I have done this annual trip four or five times before and every time I do it, I promise myself that this will be the last.
As I stare at the first set of rapids thoughts and questions raced. “What have I got myself in to?” “I’m too old for this.” “How much river will I drink this year?” These doubts rattled around inside my rafting helmet and only served to make me a little more anxious.
It’s not that I am new to paddling. I grew up canoing and more recently have taken to kayaking (thanks Tom & Jake). But this is the Ocoee. It is to be respected. It was the site for the 1996 Atlanta Summer Games (whitewater slalom event).
The students with me grinned ear to ear. They seem genuinely excited to be doing this. I forced a smile and tighten my life jacket.
What was it that they knew that I didn’t? Did they not know how big the rocks were, how powerful the current was or how much water can be drank in mere seconds? I am quite certain they were aware of all of these facts.
Then it dawned on me. I was only thinking about myself. I thought my life was in my hands. I knew I did not have nearly enough experience or skill to successfully navigate this aquatic ordeal.
If I were in charge of the boat we were all doomed.

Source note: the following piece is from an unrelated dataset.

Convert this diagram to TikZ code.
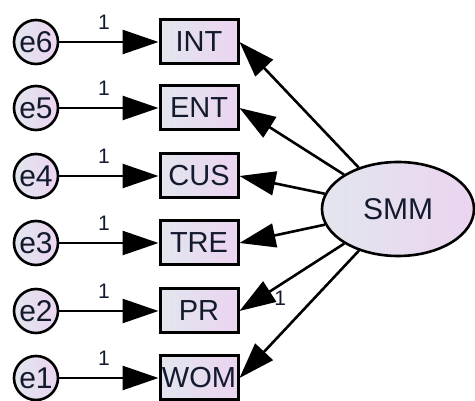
\documentclass[tikz,border=0pt]{standalone}
\usepackage{fontspec}
\setmainfont{Liberation Sans}
\usetikzlibrary{arrows.meta,positioning,shapes.geometric}
\definecolor{fillA}{HTML}{E2E6EE}
\definecolor{fillB}{HTML}{EBD4F0}
\definecolor{ink}{HTML}{141A2E}

\begin{document}
\begin{tikzpicture}[x=1pt,y=-1pt,
    err/.style={circle,draw,line width=2.6pt,minimum size=44pt,inner sep=0pt,
      left color=fillA,right color=fillB,text=ink,font=\fontsize{30}{32}\selectfont},
    obs/.style={rectangle,draw,line width=3pt,minimum width=78pt,minimum height=44pt,inner sep=0pt,
      left color=fillA,right color=fillB,text=ink,font=\fontsize{29}{31}\selectfont},
    lat/.style={ellipse,draw,line width=2.6pt,minimum width=152pt,minimum height=94pt,inner sep=0pt,
      left color=fillA,right color=fillB,text=ink,font=\fontsize{30}{32}\selectfont},
    link/.style={-{Triangle[length=36pt,width=24pt]},line width=2.6pt},
    wt/.style={text=ink,font=\fontsize{21}{23}\selectfont}
  ]
  \useasboundingbox (0,0) rectangle (475,401);

  % error terms and indicators
  \foreach \e/\v/\y in {6/INT/42,5/ENT/108,4/CUS/176,3/TRE/243,2/PR/311,1/WOM/378} {
    \node[err] (e\e) at (36,\y) {e\e};
    \node[obs] (o\e) at (199,\y) {\v};
    \draw[link] (e\e) -- node[wt,above=8pt,xshift=-5pt] {1} (o\e);
  }

  % latent factor
  \node[lat] (smm) at (398,209) {SMM};
  \foreach \e in {6,5,4,3,1}
    \draw[link] (smm) -- (o\e.east);
  \draw[link] (smm) -- node[wt,pos=0.68,anchor=north west,inner sep=0pt] {1} (o2.east);
\end{tikzpicture}
\end{document}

Thankfully I was not the one in charge. There was another who would be interpreting the flow of the river and barking orders to help us safely navigate the hazards. Stan “the man” was his name. He had twenty-two years experience leading groups down the Ocoee River. Stan was not only our guide but the Trip Leader as well. He commanded all the boats that day.
Once I was able to transfer my reliance off myself and onto Stan, I was free to enjoy the day. Suddenly, rapids that had looked menacing now were inviting. There was still a healthy sense of fear, but I knew as long as I listened to my guide and did my part, our boat would be fine.
There were spills along the way, but Stan kept a cool head and we safely made it down the river.
Later as I reflected on how happy I was to be alive, I also thought about how the rafting experience was much like my life. When I think everything rests on my shoulders, fear and anxiety start to take over. But when I realize that there is someone greater than me who is in control and who has been through far worst, I can relax and trust in Him.
God is in control. He knows what the future holds and He has promised to be with me. There are still scary times or things that seem unfair or out of control, but none of those things catch God off guard.
It might have been coincidental, but the final set of rapids we did that day was nick-named “hell hole”. Even after experiencing the mighty Ocoee for over an hour, they took my breath away. But interestingly enough, immediately following “hell hole”, the river widened and it grew calm. There on the other side of the river we would safely pull out boats out onto shore.
Perhaps that’s how life is meant to be. God prepares us for some of our greatest challenges so that we will learn to trust Him. And after going through all that this world has to throw at us, we experience the calm. We land on the far shore and have great stories to share.
One of the things that I look forward to after this life is sitting down and hearing the stories. I am certain of this: the greatest stories will come from those who risked it all and trusted in a loving God. On that day, I want to have a story or two to tell about how God used me in spite of my fears.